Soviet Life Seen through Propaganda Posters from the Wright Museum
Greta Terfruchte ’21, Bloomington, Illinois
Majors: Russian; Comparative Literature
The Soviet Union employed propaganda as a means of education in order to inculcate into the masses the ideas that would shape the next generation of new Soviet men and women. Though the effectivity of the propaganda poster as a persuasive tool is dubious, the posters remain informative to a 21st century viewer curious about what was valued in Soviet society and what that society expected from its citizens–not to mention that the works themselves are fascinating, funny, and aesthetically compelling.

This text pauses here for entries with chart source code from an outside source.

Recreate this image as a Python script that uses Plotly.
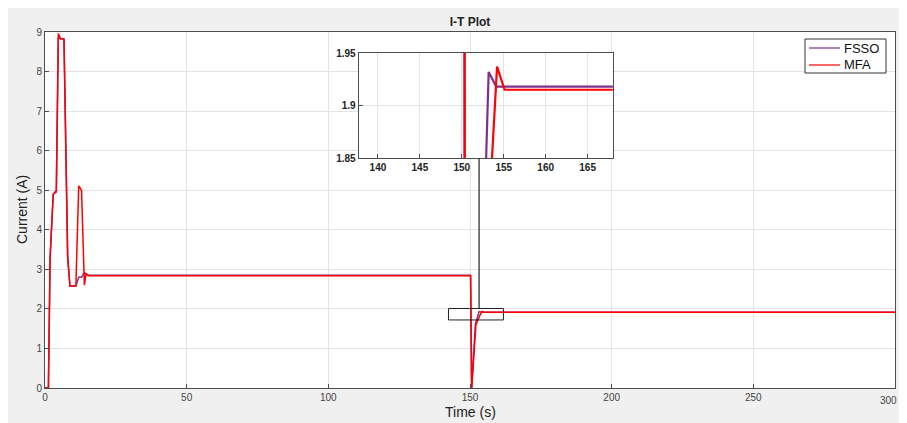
import plotly.graph_objects as go

# ---- data ----
fsso_t = [0, 1.2, 1.8, 2.9, 4.0, 4.7, 5.5, 6.7, 8.0, 8.8, 10.9, 11.9, 12.9, 13.9, 14.5, 15.3,
          149.8, 150.2, 150.6, 151.9, 152.9, 153.2, 154.1, 300]
fsso_i = [0, 0, 3.3, 4.9, 4.95, 8.85, 8.83, 8.82, 3.32, 2.58, 2.58, 2.8, 2.8, 2.92, 2.88, 2.85,
          2.85, 2.85, 0, 1.62, 1.85, 1.932, 1.918, 1.918]
mfa_t = [0, 1.2, 1.8, 2.9, 4.0, 4.7, 5.5, 6.7, 8.0, 8.8, 10.9, 11.9, 12.9, 13.9, 14.5, 15.3,
         149.8, 150.2, 150.6, 152.1, 153.6, 154.2, 155.1, 300]
mfa_i = [0, 0, 3.3, 4.9, 5.0, 8.96, 8.83, 8.82, 3.32, 2.58, 2.58, 5.11, 5.0, 2.6, 2.9, 2.84,
         2.84, 2.84, 0, 1.6, 1.85, 1.937, 1.915, 1.915]

series_names = ["FSSO", "MFA"]
x_ticks = [0, 50, 100, 150, 200, 250, 300]
y_ticks = [0, 1, 2, 3, 4, 5, 6, 7, 8, 9]
inset_x_ticks = [140, 145, 150, 155, 160, 165]
inset_y_ticks = [1.85, 1.9, 1.95]

PURPLE = "#7E2F8E"
RED = "#FF0000"
AX = "#4d4d4d"
GRID = "#e3e3e3"
FONT = "Liberation Sans, Arial, sans-serif"

# figure sits at an 8px page offset; plot area in figure coords: x 37..887, y 24..380
W, H = 891, 415
L, R, T, B = 37, 4, 24, 35
PW, PH = W - L - R, H - T - B


def px(page_x):
    return (page_x - 45) / PW


def py(page_y):
    return (388 - page_y) / PH


fig = go.Figure()
fig.add_trace(go.Scatter(x=fsso_t, y=fsso_i, mode="lines", name=series_names[0],
                         line=dict(color=PURPLE, width=1.5), xaxis="x", yaxis="y"))
fig.add_trace(go.Scatter(x=mfa_t, y=mfa_i, mode="lines", name=series_names[1],
                         line=dict(color=RED, width=1.5), xaxis="x", yaxis="y"))
fig.add_trace(go.Scatter(x=fsso_t, y=fsso_i, mode="lines", showlegend=False,
                         line=dict(color=PURPLE, width=2.2), xaxis="x2", yaxis="y2"))
fig.add_trace(go.Scatter(x=mfa_t, y=mfa_i, mode="lines", showlegend=False,
                         line=dict(color=RED, width=2.2), xaxis="x2", yaxis="y2"))

axis_common = dict(showline=True, linecolor=AX, linewidth=1, mirror=True,
                   ticks="inside", ticklen=4, tickcolor=AX, showgrid=True,
                   gridcolor=GRID, gridwidth=1, zeroline=False, automargin=False)

# last main x tick label is drawn as a right-anchored annotation so it stays inside the page
main_x_text = [str(v) for v in x_ticks[:-1]] + [""]

fig.update_layout(
    width=W, height=H,
    paper_bgcolor="#f0f0f0", plot_bgcolor="white",
    margin=dict(l=L, r=R, t=T, b=B),
    font=dict(family=FONT, color="#333333", size=10),
    title=dict(text="<b>I-T Plot</b>", x=0.5, xref="paper", xanchor="center",
               y=1 - 14 / H, yanchor="middle", font=dict(size=12, color="#222222")),
    xaxis=dict(range=[0, 300], tickvals=x_ticks, ticktext=main_x_text, domain=[0, 1],
               tickfont=dict(size=10, color="#444444"), **axis_common),
    yaxis=dict(range=[0, 9], tickvals=y_ticks, domain=[0, 1],
               tickfont=dict(size=10, color="#444444"), **axis_common),
    xaxis2=dict(range=[137.7, 168], tickvals=inset_x_ticks, domain=[0.369, 0.668],
                anchor="y2", ticktext=["<b>%d</b>" % v for v in inset_x_ticks],
                tickfont=dict(size=10, color="#222222"), **axis_common),
    yaxis2=dict(range=[1.85, 1.95], tickvals=inset_y_ticks,
                ticktext=["<b>%s</b>" % ("%.2f" % v).rstrip("0") for v in inset_y_ticks],
                domain=[0.646, 0.941], anchor="x2",
                tickfont=dict(size=10, color="#222222"), **axis_common),
    showlegend=False,
)

fig.add_annotation(text=str(x_ticks[-1]), xref="paper", yref="paper", x=px(898.5),
                   y=py(400), xanchor="right", yanchor="middle", showarrow=False,
                   font=dict(size=10, color="#444444"))

# axis titles as annotations for exact placement
fig.add_annotation(text="Time (s)", xref="paper", yref="paper", x=0.5,
                   y=py(412), showarrow=False, xanchor="center",
                   yanchor="middle", font=dict(size=14, color="#222222"))
fig.add_annotation(text="Current (A)", xref="paper", yref="paper",
                   x=px(22), y=0.5, showarrow=False, textangle=-90,
                   xanchor="center", yanchor="middle", font=dict(size=14, color="#222222"))

# legend box (drawn to match the MATLAB legend size)
fig.add_shape(type="rect", xref="paper", yref="paper", x0=px(805), x1=px(886),
              y0=py(73), y1=py(39), fillcolor="white",
              line=dict(color="#333333", width=1))
for name, color, yy in zip(series_names, [PURPLE, RED], [48, 65]):
    fig.add_shape(type="line", xref="paper", yref="paper", x0=px(809), x1=px(840),
                  y0=py(yy), y1=py(yy), line=dict(color=color, width=1.2))
    fig.add_annotation(text=name, xref="paper", yref="paper", x=px(842), y=py(yy),
                       xanchor="left", yanchor="middle", showarrow=False,
                       font=dict(size=13, color="#111111"))

# zoom indicator rectangle and connector
fig.add_shape(type="rect", xref="x", yref="y", x0=142.4, x1=161.8, y0=1.72, y1=2.01,
              line=dict(color="#222222", width=1), fillcolor="rgba(0,0,0,0)")
fig.add_shape(type="line", xref="x", yref="y", x0=153.2, x1=153.2, y0=2.01, y1=5.81,
              line=dict(color="#222222", width=1.2))

fig.write_html("out.html")
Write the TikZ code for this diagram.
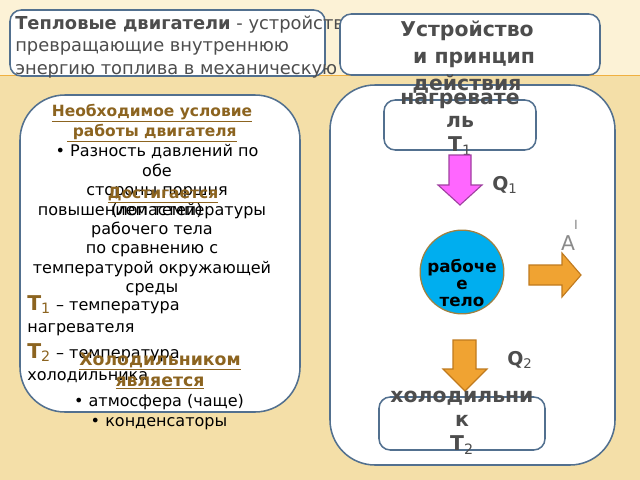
\documentclass[tikz,border=0pt]{standalone}
\usepackage{fontspec}
\setmainfont{DejaVu Sans}
\usetikzlibrary{calc}

\definecolor{bgtop}{HTML}{FCF2D6}
\definecolor{bgbot}{HTML}{F4DFA8}
\definecolor{rulecol}{HTML}{F0B040}
\definecolor{framecol}{HTML}{52708F}
\definecolor{greytxt}{HTML}{4D4D4D}
\definecolor{lightgrey}{HTML}{8A8A8A}
\definecolor{browntxt}{HTML}{8C6420}
\definecolor{pinkfill}{HTML}{FF66FF}
\definecolor{pinkline}{HTML}{A040A0}
\definecolor{orangefill}{HTML}{F0A332}
\definecolor{orangeline}{HTML}{C07A1E}
\definecolor{bodyfill}{HTML}{00AEEF}
\definecolor{bodyline}{HTML}{A08040}

\newcommand{\fs}[2]{\fontsize{#1pt}{#2pt}\selectfont}

\begin{document}
\begin{tikzpicture}[x=0.025cm,y=-0.025cm,
	panel/.style={draw=framecol,line width=1.1pt,fill=white,rounded corners=32pt},
	tab/.style={draw=framecol,line width=1.1pt,fill=white,rounded corners=8pt},
	txt/.style={inner sep=0pt,align=center},
	lefttxt/.style={txt,font=\fs{11.4}{13.8},text=black},
	headtxt/.style={txt,font=\bfseries\fs{11}{14.2},text=browntxt},
	boldgrey/.style={txt,font=\bfseries\fs{14.5}{17},text=greytxt},
	pinkarrow/.style={fill=pinkfill,draw=pinkline,line width=0.8pt},
	orangearrow/.style={fill=orangefill,draw=orangeline,line width=0.8pt}]
				% background
				\useasboundingbox (0,0) rectangle (640,480);
				\fill[bgtop] (0,0) rectangle (640,75);
				\fill[bgbot] (0,75) rectangle (640,480);
				\draw[rulecol,line width=0.7pt] (0,75)--(640,75);
				% definition
				\draw[tab] (10,10) rectangle (325,76);
				\node[txt,anchor=west,align=left,text=greytxt,font=\fs{12.7}{15.9}] (defn) at (15,47)
					{{\bfseries Тепловые двигатели} - устройства\\превращающие внутреннюю\\энергию топлива в механическую};
				% title
				\draw[tab] (340,14) rectangle (600,75);
				% panels
				\draw[panel] (20,95) rectangle (300,412);
				\draw[panel] (330,85) rectangle (615,465);
				\node[txt,text=greytxt,font=\bfseries\fs{14.5}{19.1}] (title) at (467,57)
					{Устройство\\\ \ и принцип\\действия};
				% left panel
				\node[headtxt] (cond) at (152,123)
					{\underline{Необходимое условие}\\\underline{\ работы двигателя}};
				\node[lefttxt] (press) at (157,181)
					{• Разность давлений по\\обе\\стороны поршня\\(лопастей)};
				\node[headtxt] (reach) at (163,195) {\underline{Достигается}};
				\node[lefttxt] (raise) at (152,251)
					{повышением температуры\\рабочего тела\\по сравнению с\\температурой окружающей\\среды};
				\node[txt,anchor=base west,font=\fs{11.4}{13.8}] (tone) at (27,310)
					{{\color{browntxt}\bfseries\fs{14.5}{17}T\textsubscript{\mdseries 1}} – температура};
				\node[txt,anchor=base west,font=\fs{11.4}{13.8}] (heatname) at (27,332) {нагревателя};
				\node[txt,anchor=base west,font=\fs{11.4}{13.8}] (ttwo) at (27,358)
					{{\color{browntxt}\bfseries\fs{14.5}{17}T\textsubscript{\mdseries 2}} – температура};
				\node[txt,anchor=base west,font=\fs{11.4}{13.8}] (coolname) at (27,380) {холодильника};
				\node[headtxt,font=\bfseries\fs{12.3}{15.2}] (coolis) at (160,371)
					{\underline{Холодильником}\\\underline{является}};
				\node[lefttxt,font=\fs{11.4}{14.2}] (coolers) at (159,412)
					{• атмосфера (чаще)\\• конденсаторы};
				% right panel
				\draw[tab] (384,100) rectangle (536,150);
				\node[boldgrey] (heater) at (460,124)
					{нагревате\\ль\\T\textsubscript{\mdseries 1}};
				\coordinate (P1) at (449,155);
				\coordinate (P2) at (471,155);
				\coordinate (P3) at (460,205);
				\draw[pinkarrow] (P1)--(P2)--(471,185)--(482,185)--(P3)--(438,185)--(449,185)--cycle;
				\node[txt,text=greytxt,font=\bfseries\fs{13.5}{16}] (qone) at (505,185) {Q\textsubscript{\mdseries 1}};
				\node[circle,minimum size=59.5pt,inner sep=0pt,fill=bodyfill,draw=bodyline,line width=0.9pt] (body) at (462,272) {};
				\node[txt,font=\bfseries\fs{11.9}{12.4},text=black] (bodytxt) at (462,283) {рабоче\\е\\тело};
				\coordinate (W1) at (529,265);
				\coordinate (W2) at (581,275);
				\draw[orangearrow] (W1)--(562,265)--(562,253)--(W2)--(562,297)--(562,285)--(529,285)--cycle;
				\node[txt,text=lightgrey,font=\fs{14.5}{17}] (work) at (568,243) {A};
				\node[txt,text=lightgrey,font=\fs{9}{10}] (workmark) at (576,225) {I};
				\coordinate (C1) at (453,340);
				\coordinate (C2) at (465,391);
				\draw[orangearrow] (C1)--(476,340)--(476,369)--(487,369)--(C2)--(443,369)--(453,369)--cycle;
				\node[txt,text=greytxt,font=\bfseries\fs{13.5}{16}] (qtwo) at (520,360) {Q\textsubscript{\mdseries 2}};
				\draw[tab] (379,397) rectangle (545,450);
				\node[boldgrey] (cooler) at (462,423)
					{холодильни\\к\\T\textsubscript{\mdseries 2}};
			\end{tikzpicture}
\end{document}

Over the last two semesters I have worked on cataloguing three sets of Soviet propaganda posters belonging to the Wright Museum of Art. The cataloguing process has involved translating the posters, composing a concise commentary of each poster to aid the viewer, and writing a short introductory essay for each set explaining its context. All three sets of posters are from the 1970s period and each set centers on a different theme. The propaganda posters in the first set criticize religion in order to promote the Soviet concept of “scientific atheism.” The second set portrays the ills of capitalism, arguing the superiority of the Soviet model. The third set advocates environmentalism, showing the benefit of eco-consciousness for the environment as well as the individual. Many of these works comment, explicitly or implicitly, on the relationship of the Soviet Union with the West.